O Peru foi outro país que, por cerca de 20 anos, utilizou “unidades de conservação” para descrever a seus parques nacionais e outras áreas protegidas. Até o final dos anos 1960 toda referência à preservação de espaços naturais se referia a “parques nacionais e reservas equivalentes”. Mas, o termo “unidade de conservação” apareceu na literatura especializada desse país no começo dos anos 1970. Sua consagração veio com a Lei Florestal de 1975, que tinha um capítulo sobre as unidades de conservação indicando que estas podem ser parques, reservas ou santuários nacionais e santuários históricos. Essa lei não definiu diretamente o que é uma “unidade de conservação” embora nela se subintenda o que significa.

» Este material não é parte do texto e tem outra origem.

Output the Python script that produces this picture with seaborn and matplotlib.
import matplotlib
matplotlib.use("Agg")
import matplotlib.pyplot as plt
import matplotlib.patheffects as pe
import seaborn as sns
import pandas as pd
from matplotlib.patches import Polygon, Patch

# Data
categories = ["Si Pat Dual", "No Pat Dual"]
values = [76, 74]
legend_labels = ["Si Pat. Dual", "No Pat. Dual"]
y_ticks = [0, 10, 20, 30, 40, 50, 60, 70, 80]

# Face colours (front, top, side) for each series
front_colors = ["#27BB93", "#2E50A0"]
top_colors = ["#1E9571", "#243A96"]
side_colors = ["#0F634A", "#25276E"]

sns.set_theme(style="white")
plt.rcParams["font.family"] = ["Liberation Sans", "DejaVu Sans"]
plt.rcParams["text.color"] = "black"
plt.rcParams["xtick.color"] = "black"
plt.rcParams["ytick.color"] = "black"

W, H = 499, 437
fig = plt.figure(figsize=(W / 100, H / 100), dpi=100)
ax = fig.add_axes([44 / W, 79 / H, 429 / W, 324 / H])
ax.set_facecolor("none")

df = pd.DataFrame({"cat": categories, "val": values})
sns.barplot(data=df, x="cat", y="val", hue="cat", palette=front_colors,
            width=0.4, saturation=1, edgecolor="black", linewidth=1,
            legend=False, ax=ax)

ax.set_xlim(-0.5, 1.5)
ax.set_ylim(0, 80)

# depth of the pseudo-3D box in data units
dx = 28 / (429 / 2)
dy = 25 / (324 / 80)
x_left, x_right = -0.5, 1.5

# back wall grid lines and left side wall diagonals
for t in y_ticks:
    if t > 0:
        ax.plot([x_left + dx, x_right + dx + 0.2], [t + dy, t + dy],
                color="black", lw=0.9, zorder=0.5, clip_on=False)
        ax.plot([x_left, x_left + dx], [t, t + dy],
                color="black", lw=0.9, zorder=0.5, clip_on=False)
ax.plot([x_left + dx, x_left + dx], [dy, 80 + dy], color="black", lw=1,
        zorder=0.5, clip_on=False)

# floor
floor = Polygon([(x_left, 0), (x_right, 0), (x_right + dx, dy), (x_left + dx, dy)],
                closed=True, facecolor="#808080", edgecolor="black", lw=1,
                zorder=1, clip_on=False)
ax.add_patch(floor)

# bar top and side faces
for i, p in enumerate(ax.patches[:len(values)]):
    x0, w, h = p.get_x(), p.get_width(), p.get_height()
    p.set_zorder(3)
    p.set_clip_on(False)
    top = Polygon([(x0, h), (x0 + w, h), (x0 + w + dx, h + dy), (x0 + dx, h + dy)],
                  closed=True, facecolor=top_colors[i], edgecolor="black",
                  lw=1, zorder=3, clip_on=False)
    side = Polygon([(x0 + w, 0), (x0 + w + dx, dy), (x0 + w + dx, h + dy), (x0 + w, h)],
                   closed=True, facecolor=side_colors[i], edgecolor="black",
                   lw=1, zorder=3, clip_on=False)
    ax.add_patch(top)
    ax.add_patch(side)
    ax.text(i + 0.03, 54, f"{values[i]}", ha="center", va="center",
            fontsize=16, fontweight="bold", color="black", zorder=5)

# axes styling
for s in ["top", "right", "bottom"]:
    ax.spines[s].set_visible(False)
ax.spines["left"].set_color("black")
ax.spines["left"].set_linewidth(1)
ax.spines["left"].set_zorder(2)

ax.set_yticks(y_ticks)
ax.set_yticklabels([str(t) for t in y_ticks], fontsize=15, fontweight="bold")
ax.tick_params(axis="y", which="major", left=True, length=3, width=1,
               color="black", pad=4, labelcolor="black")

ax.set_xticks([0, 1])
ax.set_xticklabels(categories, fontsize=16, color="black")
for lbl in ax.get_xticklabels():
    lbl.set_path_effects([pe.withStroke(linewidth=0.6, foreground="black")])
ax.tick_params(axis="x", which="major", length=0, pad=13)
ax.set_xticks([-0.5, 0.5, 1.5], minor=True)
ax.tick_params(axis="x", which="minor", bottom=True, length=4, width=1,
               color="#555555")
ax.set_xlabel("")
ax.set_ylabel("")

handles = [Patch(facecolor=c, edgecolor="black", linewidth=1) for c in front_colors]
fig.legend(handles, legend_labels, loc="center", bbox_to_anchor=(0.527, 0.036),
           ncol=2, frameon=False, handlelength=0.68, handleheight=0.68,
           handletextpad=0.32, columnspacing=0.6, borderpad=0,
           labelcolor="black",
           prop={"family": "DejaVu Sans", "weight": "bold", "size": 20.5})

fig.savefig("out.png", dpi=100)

A partir de então, o termo foi extensamente utilizado e reiterado no regimento da lei e refletido na estrutura da Direção Geral Florestal do Peru. Em 1977, já existia formalmente um Sistema Nacional de Unidades de Conservação. O termo foi amplamente utilizado nos anos 1980 e começou a cair em desuso nos anos 1990 sendo gradativamente substituído por o de “áreas naturais protegidas”. A extinção do nome “unidade de conservação” no Peru foi sancionada pela Lei N0 26834 de 1997, Lei de Áreas Naturais Protegidas, que está vigente. Na atualidade só alguns nostálgicos ainda o usam.
O autor desta nota é peruano e, como a sua colega Maria Tereza, esteve na origem da criação das áreas protegidas de seu país nos anos 1960, 1970 e 1980, tampouco se lembra de onde veio o termo “unidade de conservação”. Consultas feitas a colegas da época não levantaram nenhuma explicação sobre o assunto. É possível que naqueles tempos outros países também o usassem. Mas, de fato, o mistério continua.
O certo é que usar “unidades de conservação” para se referir às áreas protegidas não tem nada de errado. Ao contrário, é original. De fato, esta nota só tem por finalidade ressaltar o fato que é curioso se procurar uma explicação para essa terminologia distinta. De outra parte, seu uso “sem tradução” pode confundir e, de fato, por isso a literatura brasileira sobre o tema usa a cada ano com mais frequência o termo “área protegida”, que é conhecido universalmente.